- Leader: Krzysztof Piesiewicz
- Founder: Kazimierz Kutz Krzysztof Piesiewicz Zbigniew Religa Zbigniew Romaszewski
- Founded: 2001
- Dissolved: 2001
- Ideology: Conservative liberalism Christian democracy Internal factions: • National conservatism • Conservatism • Liberal conservatism • Centrism • Liberalism • Social conservatism • Libertarianism
- Political position: Centre-right
- Senate (2001): 15 / 100

= Senate 2001 =

The Senate 2001 bloc (Blok Senat 2001) was an electoral alliance in Poland used by centre-right parties in the election to the Senate in 2001. It included post-Solidarity Electoral Action parties, who aimed to prevent domination of the Senate by the centre-left Democratic Left Alliance – Labor Union (SLD-UP). All of the component parties competed in the concurrent election to the Sejm separately (the Movement for the Reconstruction of Poland ran on the ticket of the League of Polish Families).

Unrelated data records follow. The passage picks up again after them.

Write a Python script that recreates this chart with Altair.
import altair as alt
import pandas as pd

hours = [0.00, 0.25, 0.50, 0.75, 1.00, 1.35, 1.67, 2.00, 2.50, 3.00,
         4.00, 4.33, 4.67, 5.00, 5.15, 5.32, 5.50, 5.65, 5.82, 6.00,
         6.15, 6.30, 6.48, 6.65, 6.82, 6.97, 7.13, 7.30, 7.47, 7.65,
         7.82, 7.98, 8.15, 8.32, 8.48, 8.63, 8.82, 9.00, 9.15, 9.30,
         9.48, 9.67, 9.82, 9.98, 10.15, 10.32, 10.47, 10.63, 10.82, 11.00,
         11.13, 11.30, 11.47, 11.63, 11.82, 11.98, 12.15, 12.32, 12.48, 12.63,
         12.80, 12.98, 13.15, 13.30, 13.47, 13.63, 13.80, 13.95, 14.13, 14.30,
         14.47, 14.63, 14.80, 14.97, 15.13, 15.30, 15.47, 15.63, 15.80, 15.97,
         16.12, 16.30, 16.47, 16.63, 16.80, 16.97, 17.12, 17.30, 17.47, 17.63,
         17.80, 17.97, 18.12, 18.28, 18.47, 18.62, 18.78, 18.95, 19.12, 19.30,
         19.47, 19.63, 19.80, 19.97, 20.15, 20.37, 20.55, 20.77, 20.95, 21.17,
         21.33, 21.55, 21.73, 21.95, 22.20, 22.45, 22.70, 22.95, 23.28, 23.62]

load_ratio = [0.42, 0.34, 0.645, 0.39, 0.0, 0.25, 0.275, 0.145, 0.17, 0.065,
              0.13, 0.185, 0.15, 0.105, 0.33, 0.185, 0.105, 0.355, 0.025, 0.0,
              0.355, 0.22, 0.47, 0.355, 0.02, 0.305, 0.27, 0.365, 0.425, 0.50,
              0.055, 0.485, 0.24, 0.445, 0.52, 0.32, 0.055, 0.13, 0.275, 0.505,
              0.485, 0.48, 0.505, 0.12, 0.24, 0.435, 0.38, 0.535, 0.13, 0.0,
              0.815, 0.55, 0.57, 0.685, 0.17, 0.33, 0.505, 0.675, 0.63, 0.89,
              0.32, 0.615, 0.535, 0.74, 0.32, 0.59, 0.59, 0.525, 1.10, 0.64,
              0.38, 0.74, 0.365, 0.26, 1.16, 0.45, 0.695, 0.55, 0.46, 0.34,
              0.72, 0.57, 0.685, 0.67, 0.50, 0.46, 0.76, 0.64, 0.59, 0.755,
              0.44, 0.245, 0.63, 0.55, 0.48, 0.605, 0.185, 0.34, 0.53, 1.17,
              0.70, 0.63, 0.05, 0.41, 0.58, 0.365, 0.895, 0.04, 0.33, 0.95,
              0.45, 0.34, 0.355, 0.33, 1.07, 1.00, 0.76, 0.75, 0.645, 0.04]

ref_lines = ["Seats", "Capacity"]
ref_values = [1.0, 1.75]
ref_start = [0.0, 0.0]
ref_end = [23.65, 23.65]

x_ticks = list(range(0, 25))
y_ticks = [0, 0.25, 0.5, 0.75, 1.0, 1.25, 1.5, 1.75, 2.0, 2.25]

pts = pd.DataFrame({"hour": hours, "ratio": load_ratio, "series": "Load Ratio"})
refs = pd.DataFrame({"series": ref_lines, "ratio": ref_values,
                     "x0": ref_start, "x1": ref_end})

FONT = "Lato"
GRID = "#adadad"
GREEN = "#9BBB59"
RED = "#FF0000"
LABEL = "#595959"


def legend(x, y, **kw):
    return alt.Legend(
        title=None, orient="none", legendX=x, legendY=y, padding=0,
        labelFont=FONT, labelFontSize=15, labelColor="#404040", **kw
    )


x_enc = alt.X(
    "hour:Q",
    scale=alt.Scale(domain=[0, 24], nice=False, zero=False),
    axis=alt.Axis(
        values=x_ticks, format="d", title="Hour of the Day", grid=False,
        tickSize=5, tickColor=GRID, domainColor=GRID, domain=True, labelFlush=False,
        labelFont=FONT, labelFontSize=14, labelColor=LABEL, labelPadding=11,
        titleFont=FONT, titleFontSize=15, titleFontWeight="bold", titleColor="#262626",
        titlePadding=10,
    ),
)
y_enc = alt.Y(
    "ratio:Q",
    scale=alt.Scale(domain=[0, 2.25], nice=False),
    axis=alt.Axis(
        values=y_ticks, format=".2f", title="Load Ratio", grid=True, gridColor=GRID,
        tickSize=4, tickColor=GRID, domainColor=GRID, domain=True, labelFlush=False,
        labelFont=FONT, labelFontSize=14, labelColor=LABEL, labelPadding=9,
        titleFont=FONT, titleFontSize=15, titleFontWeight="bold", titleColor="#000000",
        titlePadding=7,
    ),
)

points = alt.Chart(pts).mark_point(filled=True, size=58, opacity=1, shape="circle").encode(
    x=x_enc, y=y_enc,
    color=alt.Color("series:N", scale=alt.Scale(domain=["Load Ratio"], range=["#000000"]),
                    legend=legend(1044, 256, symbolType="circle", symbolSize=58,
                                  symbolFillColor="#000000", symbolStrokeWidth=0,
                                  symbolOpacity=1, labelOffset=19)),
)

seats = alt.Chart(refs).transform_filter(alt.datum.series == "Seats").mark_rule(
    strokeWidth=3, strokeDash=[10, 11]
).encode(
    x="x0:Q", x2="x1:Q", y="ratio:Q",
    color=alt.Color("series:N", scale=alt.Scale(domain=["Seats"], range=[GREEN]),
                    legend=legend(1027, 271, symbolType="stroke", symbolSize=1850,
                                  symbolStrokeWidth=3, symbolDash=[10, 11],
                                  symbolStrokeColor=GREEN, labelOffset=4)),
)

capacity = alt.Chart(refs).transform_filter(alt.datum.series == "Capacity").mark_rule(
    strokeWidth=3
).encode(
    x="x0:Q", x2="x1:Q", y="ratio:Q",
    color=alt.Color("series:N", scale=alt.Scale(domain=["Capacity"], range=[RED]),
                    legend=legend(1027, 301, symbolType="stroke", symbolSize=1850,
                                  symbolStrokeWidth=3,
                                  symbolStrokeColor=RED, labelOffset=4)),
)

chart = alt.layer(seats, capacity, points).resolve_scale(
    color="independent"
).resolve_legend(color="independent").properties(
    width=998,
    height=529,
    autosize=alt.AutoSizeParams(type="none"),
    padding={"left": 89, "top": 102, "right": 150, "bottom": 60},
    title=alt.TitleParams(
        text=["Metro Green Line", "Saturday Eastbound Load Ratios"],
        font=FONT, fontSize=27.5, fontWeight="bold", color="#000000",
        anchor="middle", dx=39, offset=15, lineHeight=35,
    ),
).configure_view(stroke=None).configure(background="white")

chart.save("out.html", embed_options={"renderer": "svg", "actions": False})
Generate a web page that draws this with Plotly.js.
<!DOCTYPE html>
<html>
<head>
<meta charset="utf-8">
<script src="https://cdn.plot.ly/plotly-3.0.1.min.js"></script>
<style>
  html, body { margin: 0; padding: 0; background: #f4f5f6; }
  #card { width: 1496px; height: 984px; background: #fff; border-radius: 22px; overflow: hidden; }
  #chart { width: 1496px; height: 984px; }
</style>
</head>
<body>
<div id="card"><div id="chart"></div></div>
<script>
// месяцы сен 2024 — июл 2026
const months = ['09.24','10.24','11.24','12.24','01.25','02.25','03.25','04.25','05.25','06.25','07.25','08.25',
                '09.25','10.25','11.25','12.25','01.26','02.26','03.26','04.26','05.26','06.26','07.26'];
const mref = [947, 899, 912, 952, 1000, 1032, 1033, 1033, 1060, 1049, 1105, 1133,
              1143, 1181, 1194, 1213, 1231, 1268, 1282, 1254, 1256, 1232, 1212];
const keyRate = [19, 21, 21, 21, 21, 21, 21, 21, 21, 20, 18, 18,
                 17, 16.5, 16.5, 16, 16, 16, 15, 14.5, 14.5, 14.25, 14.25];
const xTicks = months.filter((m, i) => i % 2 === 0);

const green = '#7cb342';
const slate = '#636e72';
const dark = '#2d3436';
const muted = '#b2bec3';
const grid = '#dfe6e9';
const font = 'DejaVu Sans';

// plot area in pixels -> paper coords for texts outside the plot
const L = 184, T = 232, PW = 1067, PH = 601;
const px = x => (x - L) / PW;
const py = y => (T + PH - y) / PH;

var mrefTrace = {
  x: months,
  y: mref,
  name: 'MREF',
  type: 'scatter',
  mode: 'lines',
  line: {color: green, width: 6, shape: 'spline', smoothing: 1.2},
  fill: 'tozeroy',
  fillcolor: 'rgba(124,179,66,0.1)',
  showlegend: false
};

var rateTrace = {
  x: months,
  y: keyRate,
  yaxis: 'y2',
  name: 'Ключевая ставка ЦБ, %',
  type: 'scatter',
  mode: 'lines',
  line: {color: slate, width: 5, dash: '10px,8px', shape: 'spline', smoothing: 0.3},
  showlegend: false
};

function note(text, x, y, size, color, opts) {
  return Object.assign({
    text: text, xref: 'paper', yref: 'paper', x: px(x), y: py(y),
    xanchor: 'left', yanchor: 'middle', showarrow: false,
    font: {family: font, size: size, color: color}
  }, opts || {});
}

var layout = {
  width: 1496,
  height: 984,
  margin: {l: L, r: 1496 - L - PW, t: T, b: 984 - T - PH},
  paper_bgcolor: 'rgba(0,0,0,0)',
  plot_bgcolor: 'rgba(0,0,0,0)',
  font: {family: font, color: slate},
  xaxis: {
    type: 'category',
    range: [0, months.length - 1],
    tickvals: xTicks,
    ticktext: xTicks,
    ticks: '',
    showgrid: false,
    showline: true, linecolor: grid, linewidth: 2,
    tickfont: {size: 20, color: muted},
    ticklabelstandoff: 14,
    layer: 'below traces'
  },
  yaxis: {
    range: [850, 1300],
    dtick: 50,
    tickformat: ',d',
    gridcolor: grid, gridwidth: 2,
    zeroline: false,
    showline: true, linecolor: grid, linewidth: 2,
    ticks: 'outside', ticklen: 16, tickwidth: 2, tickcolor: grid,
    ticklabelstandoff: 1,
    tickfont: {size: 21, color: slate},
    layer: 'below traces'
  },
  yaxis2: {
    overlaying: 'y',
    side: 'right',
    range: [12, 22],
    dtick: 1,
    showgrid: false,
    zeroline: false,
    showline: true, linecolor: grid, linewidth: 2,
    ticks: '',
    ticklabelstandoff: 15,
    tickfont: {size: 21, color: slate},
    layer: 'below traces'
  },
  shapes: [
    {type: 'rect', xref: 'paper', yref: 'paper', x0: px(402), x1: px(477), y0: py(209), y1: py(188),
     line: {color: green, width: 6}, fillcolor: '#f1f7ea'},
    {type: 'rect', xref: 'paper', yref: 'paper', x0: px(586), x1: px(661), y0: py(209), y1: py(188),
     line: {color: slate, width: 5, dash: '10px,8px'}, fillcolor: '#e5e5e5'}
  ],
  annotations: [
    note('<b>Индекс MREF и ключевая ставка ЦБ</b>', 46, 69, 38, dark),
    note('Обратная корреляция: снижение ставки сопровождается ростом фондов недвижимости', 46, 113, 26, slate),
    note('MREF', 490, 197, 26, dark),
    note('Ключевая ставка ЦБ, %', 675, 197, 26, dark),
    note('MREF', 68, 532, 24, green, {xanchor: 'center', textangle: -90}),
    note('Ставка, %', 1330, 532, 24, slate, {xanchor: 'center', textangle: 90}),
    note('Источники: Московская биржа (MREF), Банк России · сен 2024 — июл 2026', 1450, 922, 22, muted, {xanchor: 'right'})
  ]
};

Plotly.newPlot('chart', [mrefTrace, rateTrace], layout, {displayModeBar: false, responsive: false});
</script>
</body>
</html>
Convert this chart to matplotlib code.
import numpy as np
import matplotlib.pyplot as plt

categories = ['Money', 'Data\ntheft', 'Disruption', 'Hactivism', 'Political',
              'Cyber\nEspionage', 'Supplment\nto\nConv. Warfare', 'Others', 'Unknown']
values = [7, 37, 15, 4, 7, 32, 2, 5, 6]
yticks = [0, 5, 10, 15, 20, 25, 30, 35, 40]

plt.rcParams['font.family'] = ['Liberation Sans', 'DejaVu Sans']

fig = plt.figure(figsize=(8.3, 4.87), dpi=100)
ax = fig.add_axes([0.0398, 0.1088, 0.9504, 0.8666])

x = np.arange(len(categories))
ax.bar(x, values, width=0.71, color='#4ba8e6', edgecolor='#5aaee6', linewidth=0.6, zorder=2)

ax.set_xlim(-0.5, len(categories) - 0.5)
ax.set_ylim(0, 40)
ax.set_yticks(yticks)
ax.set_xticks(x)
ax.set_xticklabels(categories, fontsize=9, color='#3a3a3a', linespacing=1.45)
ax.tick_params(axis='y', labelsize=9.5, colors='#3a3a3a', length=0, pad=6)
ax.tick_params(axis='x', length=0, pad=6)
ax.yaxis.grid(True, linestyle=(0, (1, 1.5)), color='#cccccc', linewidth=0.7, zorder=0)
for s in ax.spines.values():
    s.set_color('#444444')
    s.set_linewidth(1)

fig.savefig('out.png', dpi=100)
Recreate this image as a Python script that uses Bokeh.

The parties involved in the alliance were:
- Solidarity Electoral Action (coalition of RS AWS, Agreement of Polish Christian Democrats and Christian National Union), a Christian democratic alliance led by Jerzy Buzek
- Law and Justice (with Right Alliance), a national conservative party led by Lech Kaczyński
- Civic Platform (with Real Politics Union and Conservative-People's Party), a liberal conservative party led by Maciej Płażyński
- Movement for Reconstruction of Poland, a conservative party led by Jan Olszewski
- Freedom Union, a classical liberal party led by Władysław Frasyniuk

Pre-election polling put the alliance on 30 to 40 seats. However, in the event, it won only 15 seats to the SLD-UP's 75. The alliance remained as a caucus in the Senate until the 2005 election, but didn't run for any other office. Law and Justice and Civic Platform continued cooperation also during 2002 local elections as POPiS coalition.

The size of the caucus entitled the party to one member, Edmund Wittbrodt, of the Convention on the Future of Europe. Two of its members, Wittbrodt and Andrzej Chronowski, served as MEPs for three months after accession in 2004, before elections could be held.